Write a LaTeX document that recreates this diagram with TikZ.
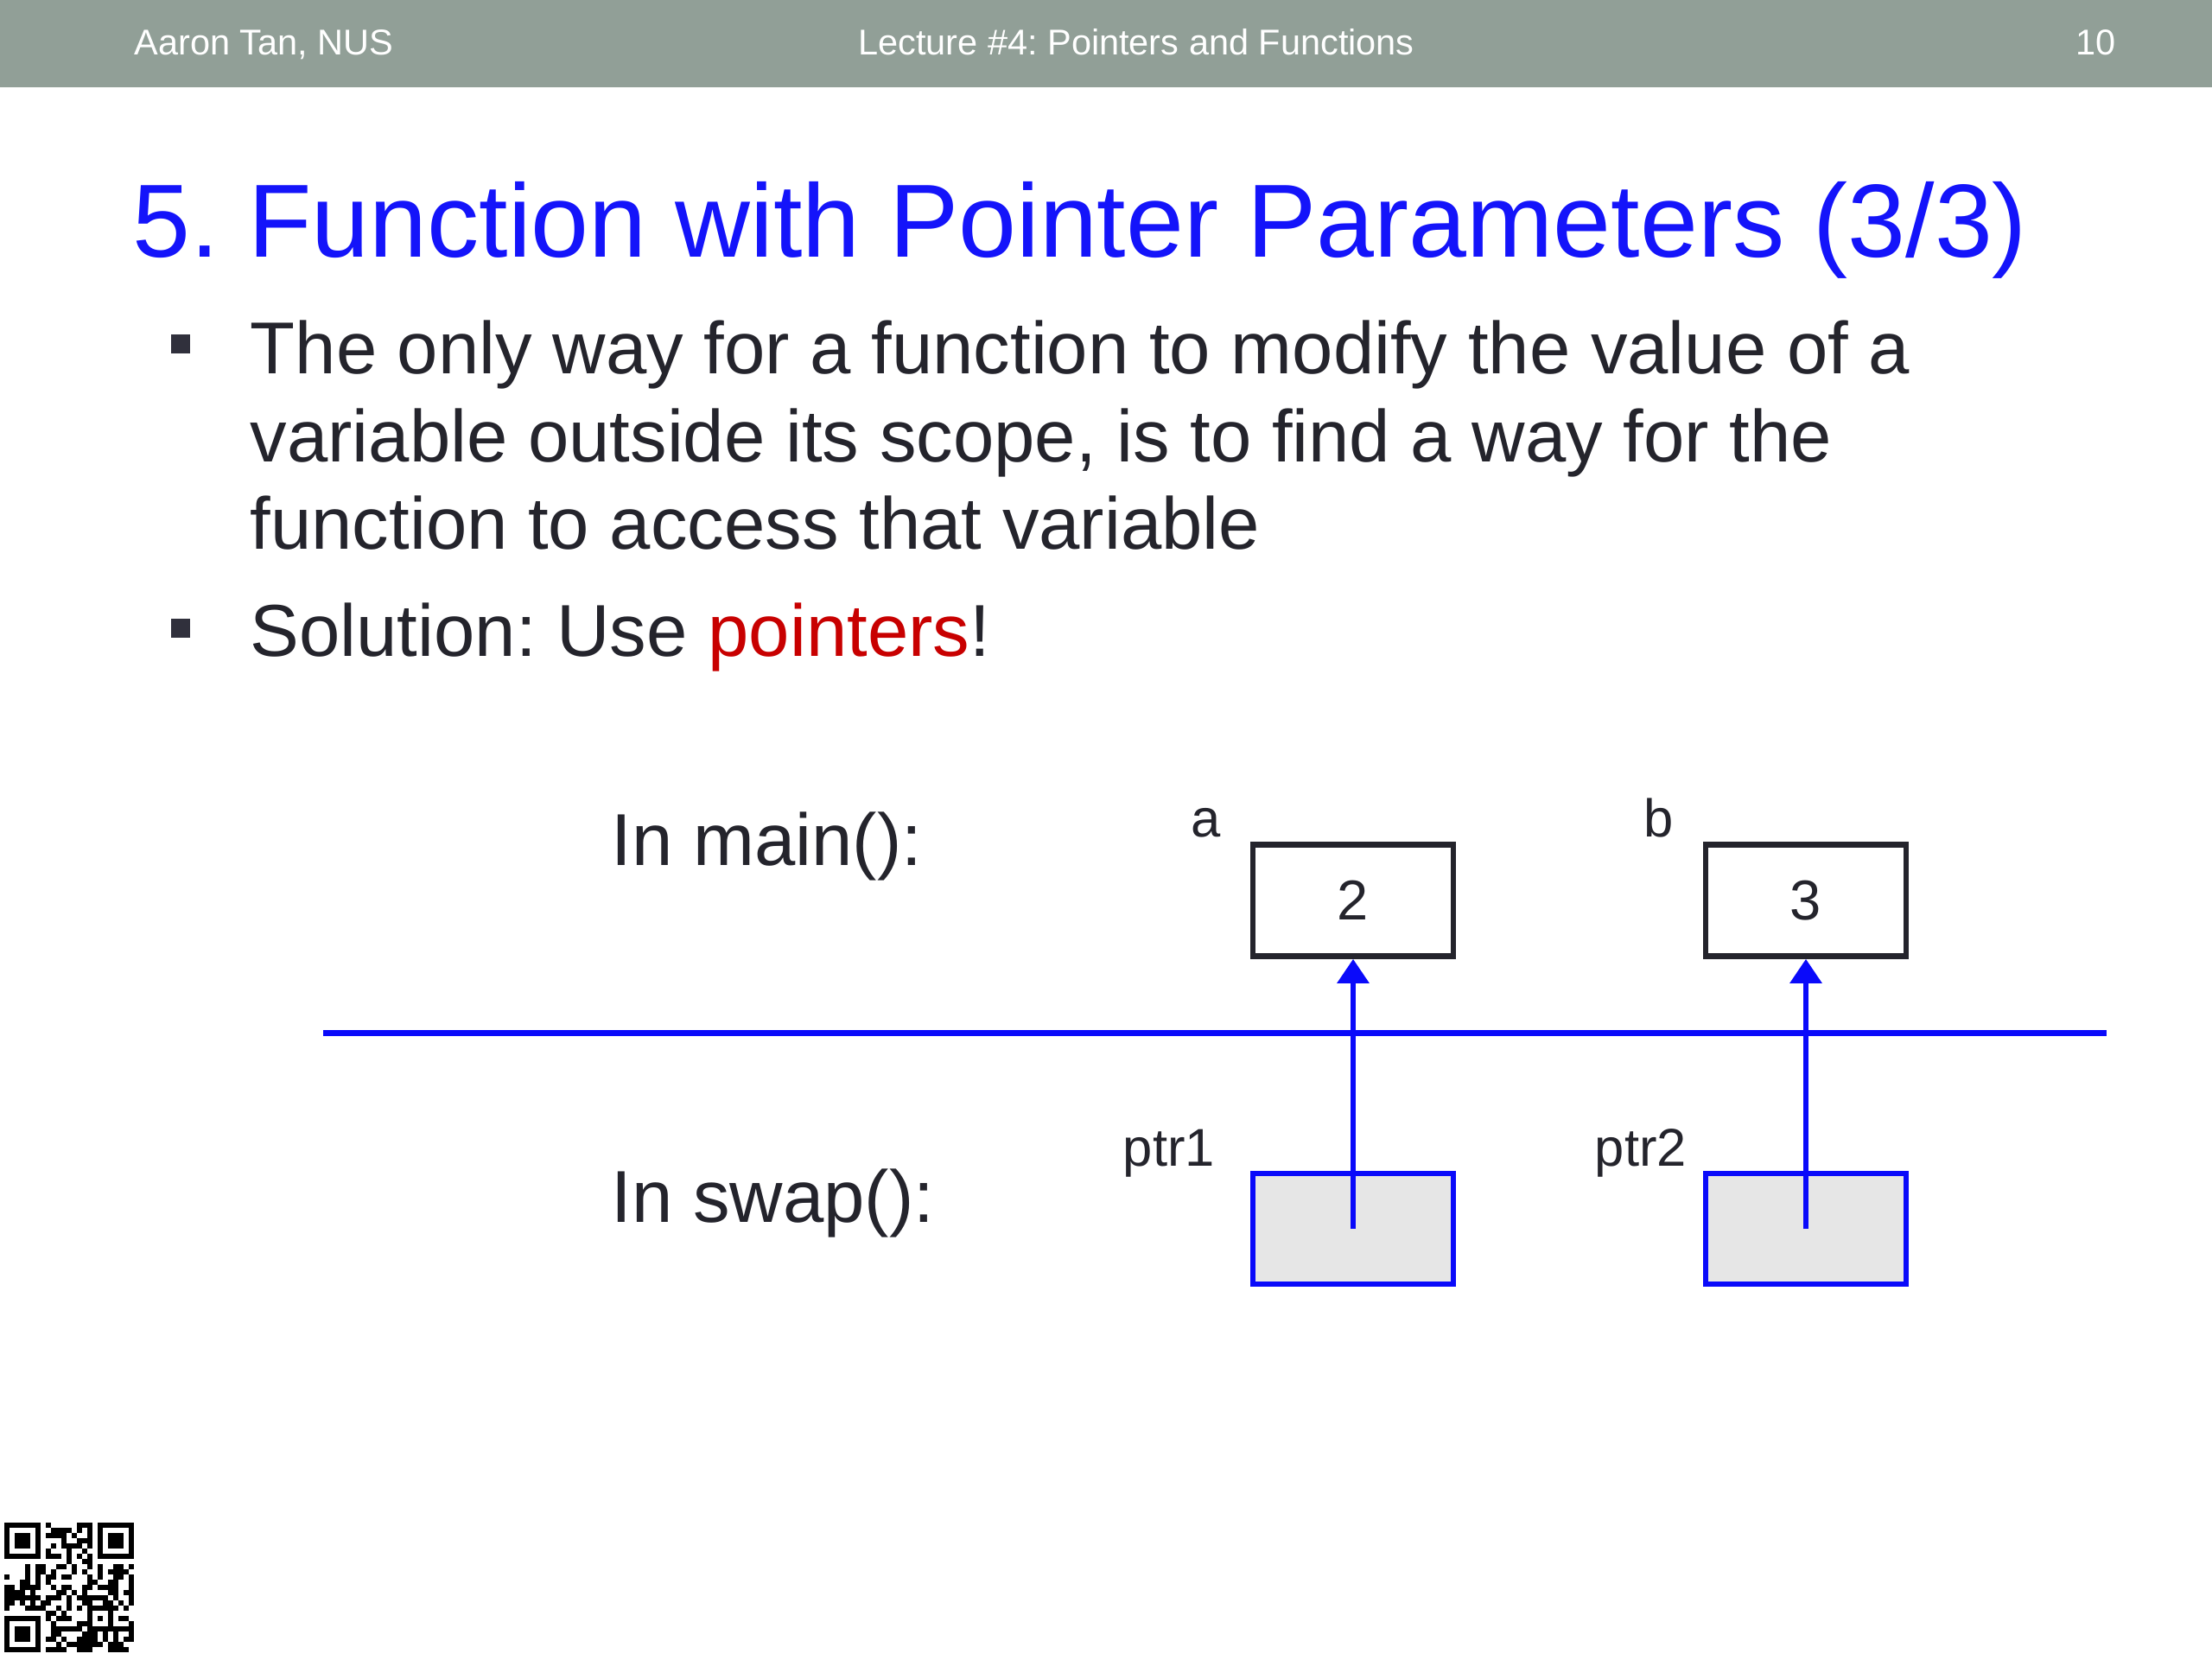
\documentclass[tikz,border=0pt]{standalone}
\usepackage{fontspec}
\setmainfont{Liberation Sans}
\usetikzlibrary{arrows.meta}
\definecolor{hdr}{RGB}{145,159,151}
\definecolor{ttl}{RGB}{20,20,250}
\definecolor{txt}{RGB}{36,36,44}
\definecolor{bul}{RGB}{48,48,60}
\definecolor{ptrred}{RGB}{200,0,0}
\definecolor{lnblue}{RGB}{10,10,250}
\definecolor{ptrfill}{RGB}{230,230,230}
\frenchspacing
\tikzset{
  hdrtext/.style={text=white,font=\fontsize{11.8}{14}\selectfont,inner sep=0pt},
  bodytext/.style={text=txt,font=\fontsize{24.2}{29}\selectfont,inner sep=0pt,anchor=base west},
  lbltext/.style={text=txt,font=\fontsize{17.5}{21}\selectfont,inner sep=0pt},
  membox/.style={draw=txt,line width=0.065cm,fill=white,minimum width=2.32cm,minimum height=1.29cm,inner sep=0pt,text=txt,font=\fontsize{18.5}{22}\selectfont},
  ptrbox/.style={draw=lnblue,line width=0.065cm,fill=ptrfill,minimum width=2.32cm,minimum height=1.28cm,inner sep=0pt},
  ptrarrow/.style={draw=lnblue,line width=0.06cm,-{Triangle[width=0.36cm,length=0.28cm]}},
  bulsq/.style={fill=bul,minimum size=0.22cm,inner sep=0pt}
}
\begin{document}
\begin{tikzpicture}[x=0.01cm,y=-0.01cm]
\useasboundingbox (0,0) rectangle (2560,1920);
\fill[white] (0,0) rectangle (2560,1920);
% header
\fill[hdr] (0,0) rectangle (2560,101);
\node[hdrtext,anchor=base west] (h1) at (155,63) {Aaron Tan, NUS};
\node[hdrtext,anchor=base] (h2) at (1315,63) {Lecture \#4: Pointers and Functions};
\node[hdrtext,anchor=base east] (h3) at (2449,63) {10};
% title
\node[text=ttl,font=\fontsize{34.2}{40}\selectfont,inner sep=0pt,anchor=base west] (title) at (153,297) {5. Function with Pointer Parameters (3/3)};
% bullets
\node[bulsq] (b1) at (209,398) {};
\node[bodytext] (l1) at (289,432) {The only way for a function to modify the value of a};
\node[bodytext] (l2) at (289,534) {variable outside its scope, is to find a way for the};
\node[bodytext] (l3) at (289,635) {function to access that variable};
\node[bulsq] (b2) at (209,727) {};
\node[bodytext] (l4) at (289,759) {Solution: Use \textcolor{ptrred}{pointers}!};
% diagram
\node[bodytext] (inmain) at (707,1001) {In main():};
\node[bodytext] (inswap) at (707,1414) {In swap():};
\draw[draw=lnblue,line width=0.07cm] (374,1195) coordinate (sepL) -- (2438,1195) coordinate (sepR);
\node[membox] (a) at (1566,1042) {2};
\node[membox] (b) at (2090,1042) {3};
\node[lbltext,anchor=base] (la) at (1396,968) {a};
\node[lbltext,anchor=base] (lb) at (1920,968) {b};
\node[ptrbox] (p1) at (1566,1422) {};
\node[ptrbox] (p2) at (2090,1422) {};
\node[lbltext,anchor=base] (lp1) at (1353,1349) {ptr1};
\node[lbltext,anchor=base] (lp2) at (1899,1349) {ptr2};
\draw[ptrarrow] (p1.center) -- (a.south);
\draw[ptrarrow] (p2.center) -- (b.south);
% QR code
\begin{scope}[shift={(5,1762)}]
\pgfmathsetseed{7}
\foreach \i in {0,...,24}{\foreach \j in {0,...,24}{
  \pgfmathsetmacro\qrr{rnd}
  \ifdim\qrr pt<0.52pt \fill[black] (\i*6,\j*6) rectangle ++(6,6); \fi
}}
\foreach \ox/\oy in {0/0,18/0,0/18}{
  \fill[white] ({(\ox-1)*6},{(\oy-1)*6}) rectangle ++(54,54);
  \fill[black] (\ox*6,\oy*6) rectangle ++(42,42);
  \fill[white] ({(\ox+1)*6},{(\oy+1)*6}) rectangle ++(30,30);
  \fill[black] ({(\ox+2)*6},{(\oy+2)*6}) rectangle ++(18,18);
}
\fill[black] (16*6,16*6) rectangle ++(30,30);
\fill[white] (17*6,17*6) rectangle ++(18,18);
\fill[black] (18*6,18*6) rectangle ++(6,6);
\end{scope}
\end{tikzpicture}
\end{document}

#####

Find all lines with "that" in them and copy each one.

Write a LaTeX document that recreates this diagram with TikZ.
\node[bodytext] (l3) at (289,635) {function to access that variable};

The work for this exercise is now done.